- [What is needed] Retype only the lines running from the beginning of the entries below to the line with "ax.set_xticks([])", both included. Do not include pictures.

- [Extracted entries]

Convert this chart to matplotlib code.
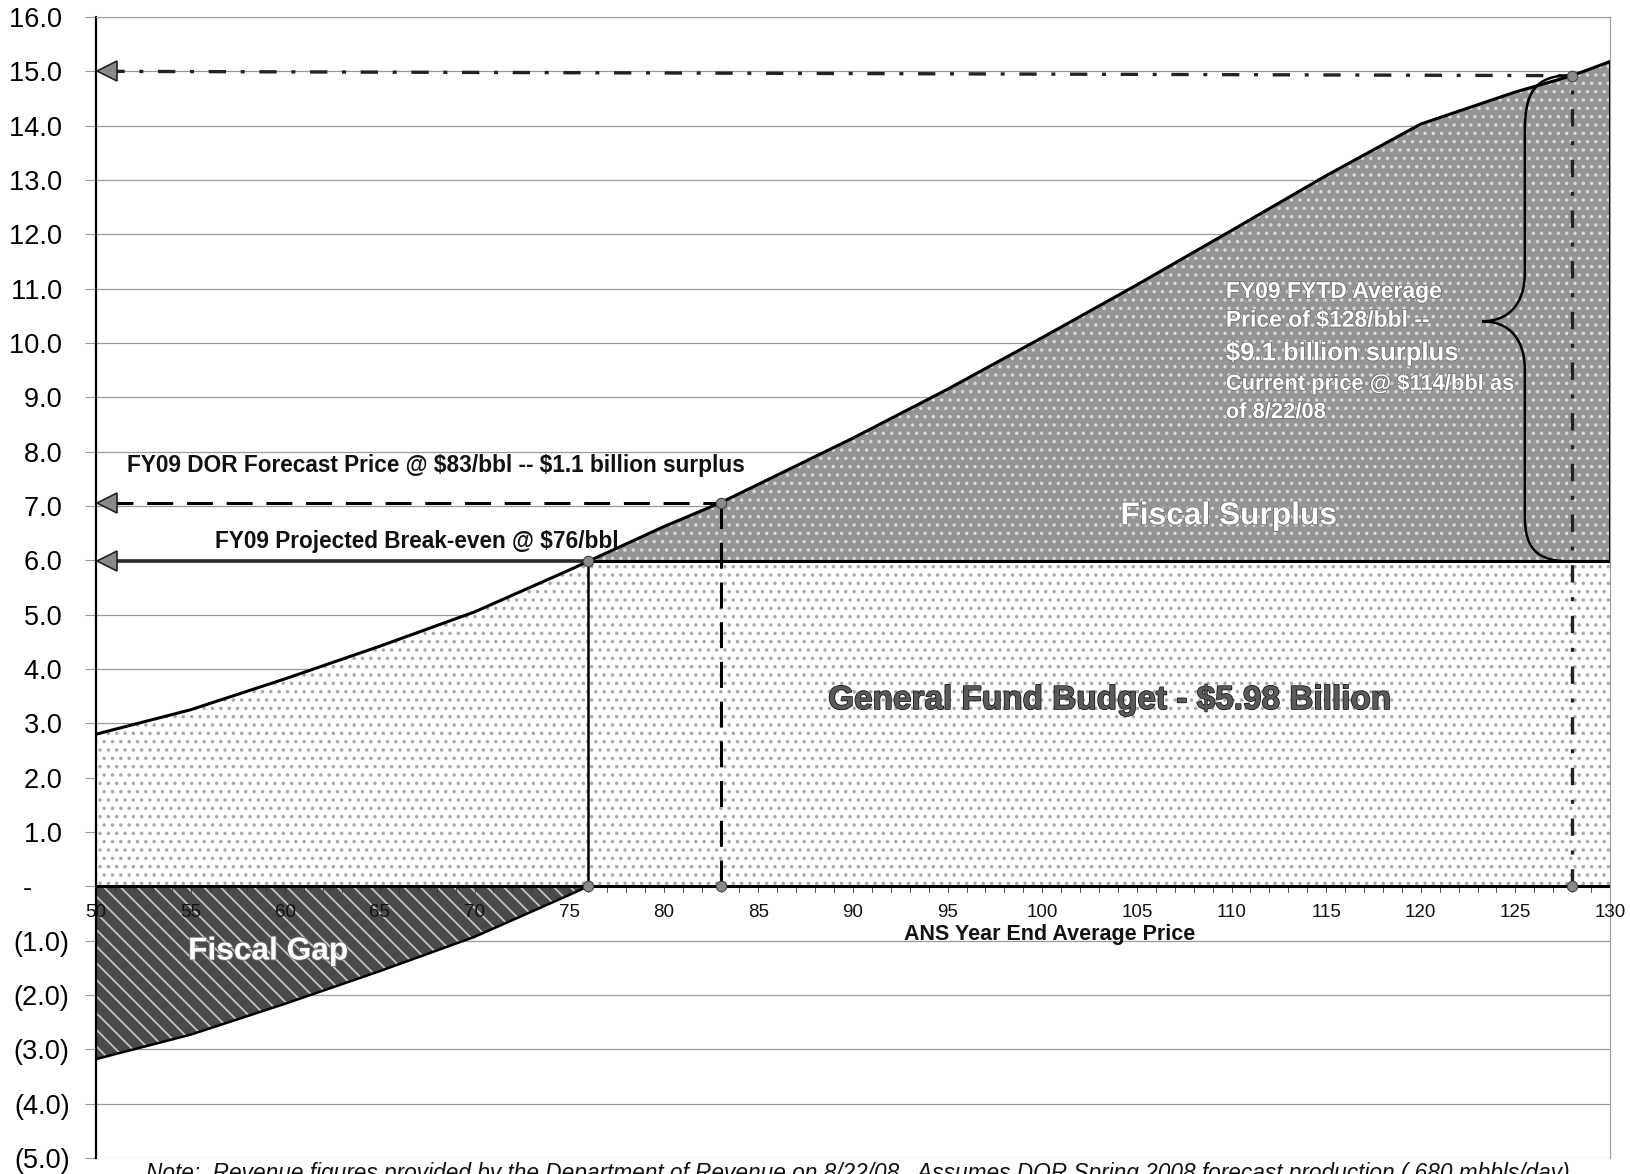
import matplotlib
matplotlib.use('Agg')
import matplotlib.pyplot as plt
import matplotlib.patheffects as pe
from matplotlib.path import Path
from matplotlib.patches import PathPatch
from matplotlib import font_manager
import numpy as np

# ANS price ($/bbl) vs. FY09 unrestricted revenue ($ billions)
price = [50, 55, 60, 65, 70, 75, 76, 80, 83, 85, 90, 95, 100, 105, 110, 115, 120, 125, 128, 130]
revenue = [2.80, 3.25, 3.82, 4.42, 5.05, 5.82, 5.98, 6.62, 7.06, 7.40, 8.25, 9.15,
           10.10, 11.07, 12.07, 13.08, 14.03, 14.62, 14.92, 15.18]
budget = 5.98
breakeven_price = 76
dor_price = 83
fytd_price = 128
fytd_level = 15.0

y_ticks = list(range(-5, 17))
y_labels = []
for v in y_ticks:
    if v > 0:
        y_labels.append(f"{v:.1f} ")
    elif v == 0:
        y_labels.append("-     ")
    else:
        y_labels.append(f"({-v:.1f})")
x_ticks = list(range(50, 131, 5))

names = {f.name for f in font_manager.fontManager.ttflist}
narrow = 'Liberation Sans Narrow' if 'Liberation Sans Narrow' in names else 'Liberation Sans'
plt.rcParams['font.family'] = ['Liberation Sans', 'DejaVu Sans']
plt.rcParams['hatch.linewidth'] = 1.3

p = np.array(price, dtype=float)
r = np.array(revenue)
r_dor = np.interp(dor_price, p, r)
r_fytd = np.interp(fytd_price, p, r)

fig = plt.figure(figsize=(16.31, 11.74), dpi=100)
ax = fig.add_axes([96 / 1631, 16 / 1174, (1610 - 96) / 1631, (1158 - 17) / 1174])
ax.set_xlim(50, 130)
ax.set_ylim(-5, 16)
ax.set_axisbelow(True)

# grid
ax.set_yticks(y_ticks)
ax.set_yticklabels(y_labels, fontsize=19.5)
ax.yaxis.grid(True, color='#9a9a9a', lw=0.9)
ax.tick_params(axis='y', length=8, color='#9a9a9a', pad=11)

ax.spines['bottom'].set_visible(False)
ax.spines['top'].set_color('#9a9a9a')
ax.spines['right'].set_color('#9a9a9a')
ax.spines['left'].set_linewidth(1.6)
ax.set_xticks([])

# x tick labels sit just under the zero line, over the fills
for v in x_ticks:
    ax.text(v, -0.48, str(v), fontsize=13.5, family=narrow, ha='center', va='center',
            color='#111111', zorder=8)
for v in range(51, 130):
    ax.plot([v, v], [0, -0.1], color='#333333', lw=0.6, zorder=3)

# fills
ax.fill_between(p, 0, np.minimum(r, budget), facecolor='white', edgecolor='#a8a8a8',
                hatch='..', lw=0, zorder=1)
ax.fill_between(p, budget, r, where=r >= budget, interpolate=True, facecolor='#959595',
                edgecolor='#d8d8d8', hatch='..', lw=0, zorder=1)
ax.fill_between(p, r - budget, 0, where=r <= budget, interpolate=True, facecolor='#4a4a4a',
                edgecolor='#c4c4c4', hatch='\\\\', lw=0, zorder=1)

# outlines
ax.plot(p, r, color='black', lw=2.2, zorder=4)
ax.plot(p[r <= budget], (r - budget)[r <= budget], color='black', lw=1.8, zorder=4)
ax.axhline(0, color='black', lw=2.2, zorder=4)
ax.plot([breakeven_price, 130], [budget, budget], color='black', lw=2.2, zorder=4)
ax.plot([130, 130], [budget, r[-1]], color='black', lw=2.2, zorder=4)

# reference lines
ax.plot([50.6, breakeven_price], [budget, budget], color='#2a2a2a', lw=2.6, zorder=5)
ax.plot([breakeven_price, breakeven_price], [0, budget], color='black', lw=1.8, zorder=5)
ax.plot([50.6, dor_price], [r_dor, r_dor], color='black', lw=2.2, zorder=5,
        dashes=(8.5, 4.5))
ax.plot([dor_price, dor_price], [0, r_dor], color='black', lw=2.2, zorder=5,
        dashes=(8.5, 4.5))
ax.plot([50.6, fytd_price], [fytd_level, r_fytd], color='#222222', lw=2.4, zorder=5,
        dashes=(5.2, 4.4, 1.2, 4.4))
ax.plot([fytd_price, fytd_price], [0, r_fytd], color='#222222', lw=2.4, zorder=5,
        dashes=(5.2, 4.4, 1.2, 4.4))

# arrowheads and markers
ax.plot([50.6] * 3, [budget, r_dor, fytd_level], marker='<', ls='none', ms=14,
        mfc='#8a8a8a', mec='#222222', mew=1.2, zorder=6, clip_on=False)
ax.plot([breakeven_price, breakeven_price, dor_price, dor_price, fytd_price, fytd_price],
        [budget, 0, r_dor, 0, r_fytd, 0], marker='o', ls='none', ms=7.5,
        mfc='#8a8a8a', mec='#444444', mew=0.8, zorder=6)

# curly brace
tip_y = 10.4
verts = [(128.0, 14.93), (126.0, 14.93), (125.5, 14.6), (125.5, 13.9),
         (125.5, 11.3),
         (125.5, 10.7), (124.6, 10.4), (123.25, tip_y),
         (124.6, 10.4), (125.5, 10.1), (125.5, 9.5),
         (125.5, 6.8),
         (125.5, 6.2), (126.2, 5.98), (127.9, 5.98)]
codes = [Path.MOVETO, Path.CURVE4, Path.CURVE4, Path.CURVE4,
         Path.LINETO,
         Path.CURVE4, Path.CURVE4, Path.CURVE4,
         Path.CURVE4, Path.CURVE4, Path.CURVE4,
         Path.LINETO,
         Path.CURVE4, Path.CURVE4, Path.CURVE4]
ax.add_patch(PathPatch(Path(verts, codes), facecolor='none', edgecolor='black', lw=1.8,
                       zorder=5))

# annotations
ax.text(51.65, 7.75, "FY09 DOR Forecast Price @ \\$83/bbl -- \\$1.1 billion surplus",
        fontsize=16.3, fontweight='bold', va='center', ha='left', color='#111111', zorder=7)
ax.text(56.3, 6.34, "FY09 Projected Break-even @ \\$76/bbl",
        fontsize=16.3, fontweight='bold', va='center', ha='left', color='#111111', zorder=7)

shadow = [pe.withStroke(linewidth=1.2, foreground='#707070')]
ax.text(109.7, 10.95, "FY09 FYTD Average", fontsize=16.5, fontweight='bold', color='white',
        va='center', ha='left', zorder=7, path_effects=shadow)
ax.text(109.7, 10.42, "Price of \\$128/bbl --", fontsize=16.5, fontweight='bold',
        color='white', va='center', ha='left', zorder=7, path_effects=shadow)
ax.text(109.7, 9.81, "\\$9.1 billion surplus", fontsize=18.5, fontweight='bold', color='white',
        va='center', ha='left', zorder=7, path_effects=shadow)
ax.text(109.7, 9.24, "Current price @ \\$114/bbl as", fontsize=15.8, fontweight='bold',
        color='white', va='center', ha='left', zorder=7, path_effects=shadow)
ax.text(109.7, 8.72, "of 8/22/08", fontsize=15.8, fontweight='bold', color='white',
        va='center', ha='left', zorder=7, path_effects=shadow)

ax.text(109.85, 6.81, "Fiscal Surplus", fontsize=22.8, fontweight='bold', color='white',
        va='center', ha='center', zorder=7, path_effects=shadow)
ax.text(59.1, -1.2, "Fiscal Gap", fontsize=22.8, fontweight='bold', color='white',
        va='center', ha='center', zorder=7, path_effects=shadow)
ax.text(103.6, 3.42, "General Fund Budget - \\$5.98 Billion", fontsize=24, fontweight='bold',
        color='#5a5a5a', va='center', ha='center', zorder=7,
        path_effects=[pe.withStroke(linewidth=1.1, foreground='#111111')])
ax.text(100.4, -0.88, "ANS Year End Average Price", fontsize=15.5, fontweight='bold',
        color='#111111', va='center', ha='center', zorder=7)

# note runs off the bottom edge, as in the scanned original
fig.text(0.526, 0.0105, "Note:  Revenue figures provided by the Department of Revenue on 8/22/08.  "
         "Assumes DOR Spring 2008 forecast production (.680 mbbls/day)",
         fontsize=16.3, style='italic', ha='center', va='top', color='#111111')

fig.savefig('out.png', dpi=100)
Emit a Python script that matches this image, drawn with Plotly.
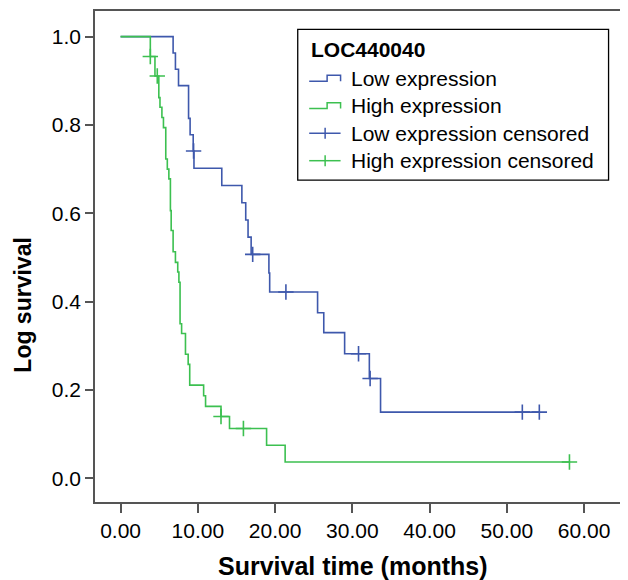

- [Exercise output]
Convert this chart to matplotlib code.
import matplotlib
matplotlib.use('Agg')
import matplotlib.pyplot as plt
import matplotlib.patheffects as pe
from matplotlib.path import Path
from matplotlib.patches import PathPatch
from matplotlib import font_manager
import numpy as np

# ANS price ($/bbl) vs. FY09 unrestricted revenue ($ billions)
price = [50, 55, 60, 65, 70, 75, 76, 80, 83, 85, 90, 95, 100, 105, 110, 115, 120, 125, 128, 130]
revenue = [2.80, 3.25, 3.82, 4.42, 5.05, 5.82, 5.98, 6.62, 7.06, 7.40, 8.25, 9.15,
           10.10, 11.07, 12.07, 13.08, 14.03, 14.62, 14.92, 15.18]
budget = 5.98
breakeven_price = 76
dor_price = 83
fytd_price = 128
fytd_level = 15.0

y_ticks = list(range(-5, 17))
y_labels = []
for v in y_ticks:
    if v > 0:
        y_labels.append(f"{v:.1f} ")
    elif v == 0:
        y_labels.append("-     ")
    else:
        y_labels.append(f"({-v:.1f})")
x_ticks = list(range(50, 131, 5))

names = {f.name for f in font_manager.fontManager.ttflist}
narrow = 'Liberation Sans Narrow' if 'Liberation Sans Narrow' in names else 'Liberation Sans'
plt.rcParams['font.family'] = ['Liberation Sans', 'DejaVu Sans']
plt.rcParams['hatch.linewidth'] = 1.3

p = np.array(price, dtype=float)
r = np.array(revenue)
r_dor = np.interp(dor_price, p, r)
r_fytd = np.interp(fytd_price, p, r)

fig = plt.figure(figsize=(16.31, 11.74), dpi=100)
ax = fig.add_axes([96 / 1631, 16 / 1174, (1610 - 96) / 1631, (1158 - 17) / 1174])
ax.set_xlim(50, 130)
ax.set_ylim(-5, 16)
ax.set_axisbelow(True)

# grid
ax.set_yticks(y_ticks)
ax.set_yticklabels(y_labels, fontsize=19.5)
ax.yaxis.grid(True, color='#9a9a9a', lw=0.9)
ax.tick_params(axis='y', length=8, color='#9a9a9a', pad=11)

ax.spines['bottom'].set_visible(False)
ax.spines['top'].set_color('#9a9a9a')
ax.spines['right'].set_color('#9a9a9a')
ax.spines['left'].set_linewidth(1.6)
ax.set_xticks([])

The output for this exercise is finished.